PG’s rent hikes on public buildings have instructors irked.

Al Shoats of the Pacific Grove Judo Academy says he feels like PG City Hall has him in a financial headlock. The rent he pays for space in Chautauqua Hall to teach judo is about to quadruple, thanks to a restructured fee schedule set to take effect beginning April 1.

Christina Ferrante, the city’s Recreation Program Coordinator, will deliver her new fee schedules for the professional instructors who teach classes at Chautauqua Hall and the Community Center to the City Council on March 2. Her proposal would raise the fees to $25 per hour for Chautauqua Hall and the Lebeck Room and $18 per hour for the Yoga Room at Chautauqua Hall and the Kuwatani Room at the Community Center.

In Shoats’ case, this would mean a 311 percent increase from the $125 flat fee he’s been paying the last few years.

The plan, which the Pacific Grove Recreation Board unanimously approved at a Jan. 11 meeting, would similarly affect such programs as Dance Jam, Yoga, Jazz Dance, Brazilian Samba, Chess, Rosen Method Movement and Capoeira Angola.

After review of the usage of city facilities, Ferrante calculated the amount the city pays in utilities, supplies and maintenance.

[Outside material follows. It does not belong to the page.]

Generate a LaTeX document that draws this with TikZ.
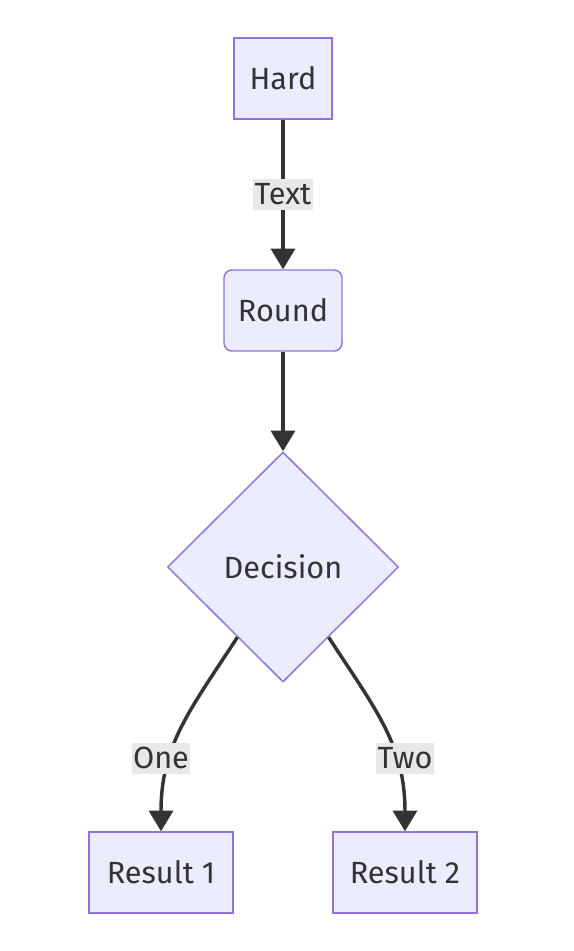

Under the current agreement, the amount the instructors have paid does not cover the expenses, falling short by more than $700 a month.

“We’re not trying to make money, we’re just trying to break even,” Ferrante says.

Yet Shoats is angry about the fee increases and considers them a breach of trust between the city and the professional instructors who use the public facilities.

“In 2002 they tripled our rent and swore up and down that this would be the last fee increase in awhile and then the very next year they’re attempting to triple it again,” Shoats says. “Everyone knows there are cuts that have to be made in the city’s budget, they just don’t want to make them on their end.”

Ferrante, who assumed her position last October, says her predecessor, Walter Davis, adopted a flat facility rental fee in 2002, a move she described as an experimental and temporary departure from the “75/25 split” fee structure, in which the city received 25 percent of the income generated by each program’s classes. That arrangement had been in place since 1989.

“The [2002] facility rental fees were based on the programs’ performance of years before. We averaged their income over a 12-month period and based a fee on that,” Ferrante says. “It was temporary, just to see how the new fee scale might work.”

Yet Shoats contends that the new fees would make his classes unfeasible.

“They would pretty much cripple our program,” he says. “We’ve been down here a long time. We don’t really make money. They’re making kids and the community pay for the city’s financial mismanagement. It’s wrong.”